# Supplied information
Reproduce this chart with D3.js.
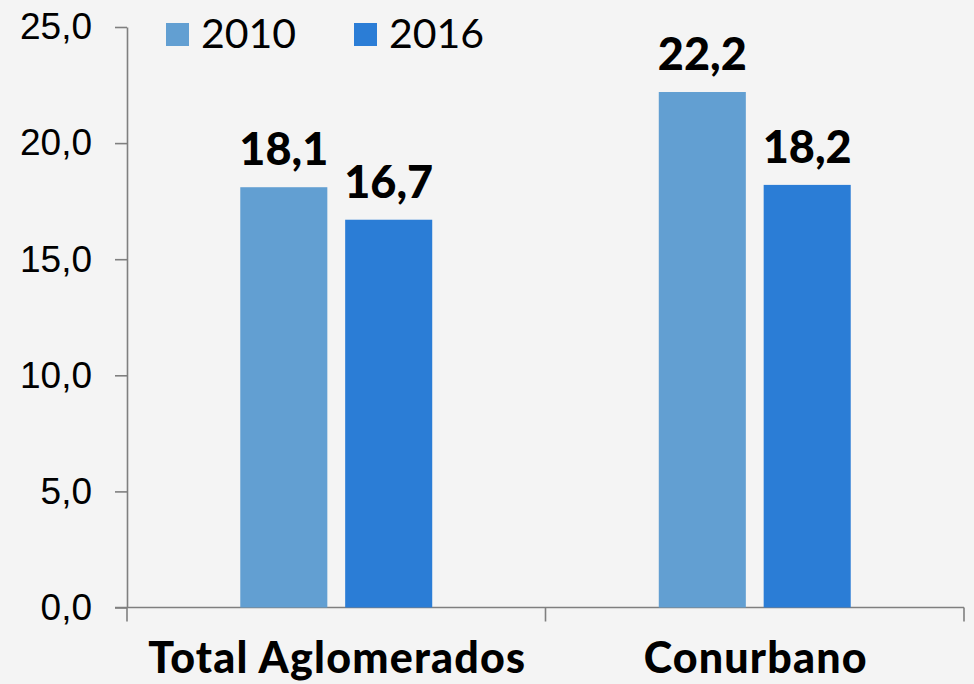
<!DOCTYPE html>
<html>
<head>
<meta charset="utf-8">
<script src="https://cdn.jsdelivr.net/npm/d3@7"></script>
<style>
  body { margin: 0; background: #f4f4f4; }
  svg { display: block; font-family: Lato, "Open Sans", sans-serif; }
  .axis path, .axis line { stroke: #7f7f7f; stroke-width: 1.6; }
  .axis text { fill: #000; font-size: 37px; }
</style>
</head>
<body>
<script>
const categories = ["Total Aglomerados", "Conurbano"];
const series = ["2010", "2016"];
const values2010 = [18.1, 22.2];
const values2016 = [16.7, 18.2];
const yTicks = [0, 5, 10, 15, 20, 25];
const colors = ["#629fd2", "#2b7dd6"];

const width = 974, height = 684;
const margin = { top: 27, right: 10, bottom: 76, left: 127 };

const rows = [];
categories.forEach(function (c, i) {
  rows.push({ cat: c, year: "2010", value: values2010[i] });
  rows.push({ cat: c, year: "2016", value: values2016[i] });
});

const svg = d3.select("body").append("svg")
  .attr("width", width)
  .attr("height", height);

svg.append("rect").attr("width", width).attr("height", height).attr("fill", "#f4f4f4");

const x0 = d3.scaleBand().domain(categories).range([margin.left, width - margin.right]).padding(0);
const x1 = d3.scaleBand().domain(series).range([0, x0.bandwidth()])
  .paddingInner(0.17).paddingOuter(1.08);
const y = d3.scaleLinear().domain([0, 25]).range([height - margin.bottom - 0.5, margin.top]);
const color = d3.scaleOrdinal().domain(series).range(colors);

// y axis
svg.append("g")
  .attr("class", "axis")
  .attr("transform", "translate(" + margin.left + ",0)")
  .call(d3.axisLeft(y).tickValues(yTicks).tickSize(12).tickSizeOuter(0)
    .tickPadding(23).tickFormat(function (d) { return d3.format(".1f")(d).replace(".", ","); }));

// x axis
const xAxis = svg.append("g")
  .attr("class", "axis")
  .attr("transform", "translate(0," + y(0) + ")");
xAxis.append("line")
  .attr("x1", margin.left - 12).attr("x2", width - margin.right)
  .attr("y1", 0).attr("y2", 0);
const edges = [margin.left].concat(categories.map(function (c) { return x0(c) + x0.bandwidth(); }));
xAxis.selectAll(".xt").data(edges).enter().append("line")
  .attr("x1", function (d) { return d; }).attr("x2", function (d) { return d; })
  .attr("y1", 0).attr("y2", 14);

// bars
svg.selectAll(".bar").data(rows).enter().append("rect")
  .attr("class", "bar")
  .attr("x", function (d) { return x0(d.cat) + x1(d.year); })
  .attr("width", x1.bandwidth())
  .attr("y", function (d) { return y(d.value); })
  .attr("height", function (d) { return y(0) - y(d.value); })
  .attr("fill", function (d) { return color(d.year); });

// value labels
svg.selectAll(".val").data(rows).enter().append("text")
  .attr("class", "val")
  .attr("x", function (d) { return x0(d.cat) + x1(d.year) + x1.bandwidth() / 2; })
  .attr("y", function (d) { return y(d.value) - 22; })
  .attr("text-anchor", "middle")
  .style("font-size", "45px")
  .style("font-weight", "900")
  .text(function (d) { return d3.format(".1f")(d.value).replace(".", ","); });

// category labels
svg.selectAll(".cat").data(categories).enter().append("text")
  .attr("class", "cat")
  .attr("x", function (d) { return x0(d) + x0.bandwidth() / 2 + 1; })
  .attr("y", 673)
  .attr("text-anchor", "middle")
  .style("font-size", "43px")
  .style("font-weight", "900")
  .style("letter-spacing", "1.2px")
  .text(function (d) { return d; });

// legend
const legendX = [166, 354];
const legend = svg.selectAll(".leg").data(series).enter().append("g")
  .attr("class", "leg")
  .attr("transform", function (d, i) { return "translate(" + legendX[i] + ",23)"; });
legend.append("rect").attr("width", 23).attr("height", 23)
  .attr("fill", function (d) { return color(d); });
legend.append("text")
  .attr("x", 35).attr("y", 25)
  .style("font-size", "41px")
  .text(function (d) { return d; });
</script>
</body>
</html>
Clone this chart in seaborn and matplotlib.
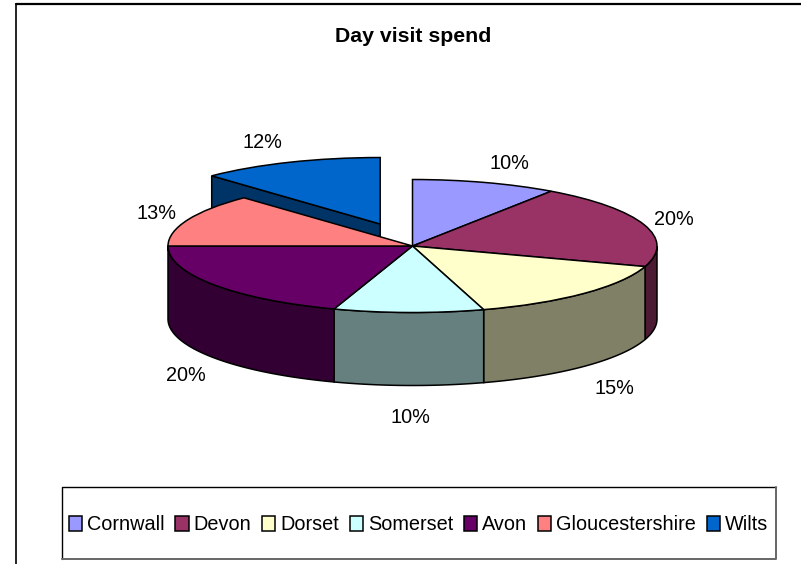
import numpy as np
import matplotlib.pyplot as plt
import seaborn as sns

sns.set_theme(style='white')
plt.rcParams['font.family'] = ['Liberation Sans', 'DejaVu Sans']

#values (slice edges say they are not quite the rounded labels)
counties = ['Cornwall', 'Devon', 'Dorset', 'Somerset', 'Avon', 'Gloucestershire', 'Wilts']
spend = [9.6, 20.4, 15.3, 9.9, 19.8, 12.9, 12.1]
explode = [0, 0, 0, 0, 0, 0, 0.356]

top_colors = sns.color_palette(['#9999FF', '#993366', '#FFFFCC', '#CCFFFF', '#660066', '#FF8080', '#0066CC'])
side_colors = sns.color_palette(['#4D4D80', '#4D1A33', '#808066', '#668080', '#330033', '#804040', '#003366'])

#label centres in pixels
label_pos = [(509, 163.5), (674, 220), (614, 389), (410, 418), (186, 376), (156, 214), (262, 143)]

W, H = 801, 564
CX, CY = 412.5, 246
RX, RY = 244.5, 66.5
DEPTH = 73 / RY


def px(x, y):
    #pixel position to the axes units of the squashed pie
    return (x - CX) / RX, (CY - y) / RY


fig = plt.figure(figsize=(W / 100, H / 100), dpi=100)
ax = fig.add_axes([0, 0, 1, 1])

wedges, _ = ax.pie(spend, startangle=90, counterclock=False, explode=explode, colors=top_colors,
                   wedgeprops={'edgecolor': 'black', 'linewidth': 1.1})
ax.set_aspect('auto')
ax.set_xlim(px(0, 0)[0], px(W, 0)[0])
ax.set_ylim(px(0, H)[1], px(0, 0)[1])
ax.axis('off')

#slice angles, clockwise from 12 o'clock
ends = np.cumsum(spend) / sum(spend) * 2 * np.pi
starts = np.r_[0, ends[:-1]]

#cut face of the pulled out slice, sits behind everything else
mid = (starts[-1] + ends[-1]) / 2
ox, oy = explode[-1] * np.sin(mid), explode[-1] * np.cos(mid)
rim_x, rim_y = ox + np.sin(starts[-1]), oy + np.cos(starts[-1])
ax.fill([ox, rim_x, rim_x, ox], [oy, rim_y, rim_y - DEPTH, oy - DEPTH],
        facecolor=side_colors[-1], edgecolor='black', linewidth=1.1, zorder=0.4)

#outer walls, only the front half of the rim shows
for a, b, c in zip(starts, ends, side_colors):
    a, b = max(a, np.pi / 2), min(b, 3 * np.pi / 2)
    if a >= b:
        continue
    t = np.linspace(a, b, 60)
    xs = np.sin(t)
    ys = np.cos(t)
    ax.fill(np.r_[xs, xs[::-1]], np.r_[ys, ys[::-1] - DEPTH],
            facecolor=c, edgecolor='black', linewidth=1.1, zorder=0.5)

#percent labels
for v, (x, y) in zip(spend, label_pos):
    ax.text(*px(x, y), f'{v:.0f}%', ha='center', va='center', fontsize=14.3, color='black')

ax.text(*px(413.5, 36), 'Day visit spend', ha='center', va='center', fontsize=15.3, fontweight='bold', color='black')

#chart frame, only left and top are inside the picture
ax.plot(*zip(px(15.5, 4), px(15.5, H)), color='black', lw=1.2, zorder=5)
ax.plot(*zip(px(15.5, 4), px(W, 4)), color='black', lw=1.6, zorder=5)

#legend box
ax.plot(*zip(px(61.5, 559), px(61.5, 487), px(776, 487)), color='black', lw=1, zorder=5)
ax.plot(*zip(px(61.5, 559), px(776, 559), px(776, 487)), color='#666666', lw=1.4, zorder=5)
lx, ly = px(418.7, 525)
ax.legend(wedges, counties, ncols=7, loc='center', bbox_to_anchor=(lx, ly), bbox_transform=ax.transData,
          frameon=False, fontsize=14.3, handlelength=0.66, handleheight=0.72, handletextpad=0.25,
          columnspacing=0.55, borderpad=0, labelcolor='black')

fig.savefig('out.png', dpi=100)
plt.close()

# Prompt
Write out exactly the lines between the start of the data and the line with "76, left: 127", including both, but none of the pictures.

# Output of the exercise
Reproduce this chart with D3.js.
<!DOCTYPE html>
<html>
<head>
<meta charset="utf-8">
<script src="https://cdn.jsdelivr.net/npm/d3@7"></script>
<style>
  body { margin: 0; background: #f4f4f4; }
  svg { display: block; font-family: Lato, "Open Sans", sans-serif; }
  .axis path, .axis line { stroke: #7f7f7f; stroke-width: 1.6; }
  .axis text { fill: #000; font-size: 37px; }
</style>
</head>
<body>
<script>
const categories = ["Total Aglomerados", "Conurbano"];
const series = ["2010", "2016"];
const values2010 = [18.1, 22.2];
const values2016 = [16.7, 18.2];
const yTicks = [0, 5, 10, 15, 20, 25];
const colors = ["#629fd2", "#2b7dd6"];

const width = 974, height = 684;
const margin = { top: 27, right: 10, bottom: 76, left: 127 };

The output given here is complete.